Oxygen Vacancy Formation Energy in Metal Oxides: High-Throughput Computational Studies and Machine-Learning Predictions

The oxygen vacancy formation energy (ΔEvf) governs defect concentrations alongside the entropy and is a useful metric to perform materials selection for a variety of applications. However, density functional theory (DFT) calculations of ΔEvf come at a greater computational cost than the typical bulk calculations available in materials databases due to the involvement of multiple vacancy-containing supercells. As a result, available repositories of direct calculations of ΔEvf remain relatively scarce, and the development of machine-learning models capable of delivering accurate predictions is of interest. In the present work, we address both such points.
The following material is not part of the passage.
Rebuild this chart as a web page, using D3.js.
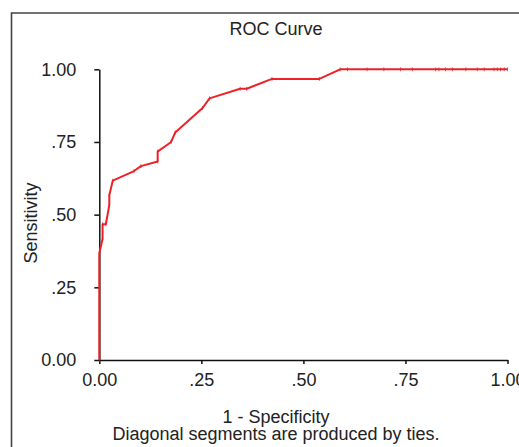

We first report the results of new high-throughput DFT calculations of oxygen vacancy formation energies of the different unique oxygen sites in over 1000 different oxide materials, with a large portion of the calculations, and of the discussion, focusing on perovskite-type and pyrochlore-type oxides. Together, the over 2500 ΔEvf calculations form the largest data set of directly computed oxygen vacancy formation energies to date, to our knowledge. We then utilize such a data set to train random forest models with different sets of features, examining both novel features introduced in this work and ones previously employed in the literature. We demonstrate the benefits of including features that contain information specific to the vacancy site and account for both cation identity and oxidation state and achieve a mean absolute error upon prediction of ∼0.3 eV/O, which is comparable to the accuracy observed upon comparison of DFT computations of oxygen vacancy formation energy and experimental results. Finally, we exemplify the predictive power of the developed models in the search for new compounds for solar-thermochemical water-splitting applications, finding over 250 new AA′BB′O6 double perovskite candidates.